When we are building a set of attributes whose totality indicates a person, thing or state upon from which we can take action, we need to make sure that the data is both accurate and complete.  Unfortunately, rarely do you get either.  Even the most diligent will make data entry errors or find the information unavailable at the time of entry.  This problem would be managable provided there were clear rules for handling missing
information, however, as a practitioner, you rarely run into such pleasant territory.  A null can mean anything, for example, the data was deleted, the data is missing, the data is unknown, it does not apply, the data was not entered.  By definition a null set is an empty set , so if you stare long enough you can hallucinate whatever you want into the empty space.  Given the foregoing, when we start to do joins across disparate repositories, and aggregate data, it can become impossible to make logical inferences.

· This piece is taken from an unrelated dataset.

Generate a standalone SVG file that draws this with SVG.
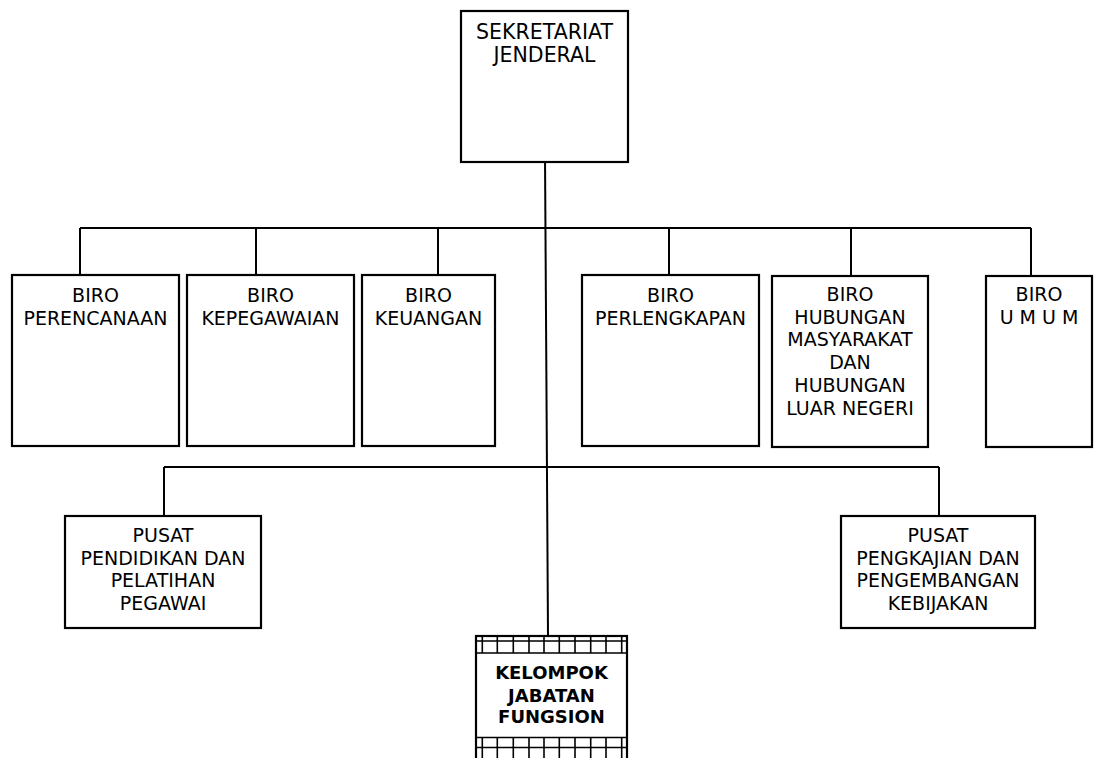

Ambiguity in data may be tolerable for humans because they muddle their way through, but for computers in their binary universe it’s a mess.  The null has an adverse affect on data integrity so key attributes are frequently constrained in SQL databases so they cannot be null.  Any store of data is a store of information about the world.  It is the systems knowledge of the world.  The more uncertain that knowledge, the more inaccurate the data, the bigger impact on productivity and decision making.  That impact increases risk and can do so significantly and cumulatively.  It creates a problem for basic induction i.e., instance confirmation.  This is not a new or an original observation.  How long have companies been working on master data management?  As mentioned above IAM initiatives force changes, critical data gets verified, corrected or filled in, risk reduction policies enforced and that has tangential benefits to the company, benefits easily missed.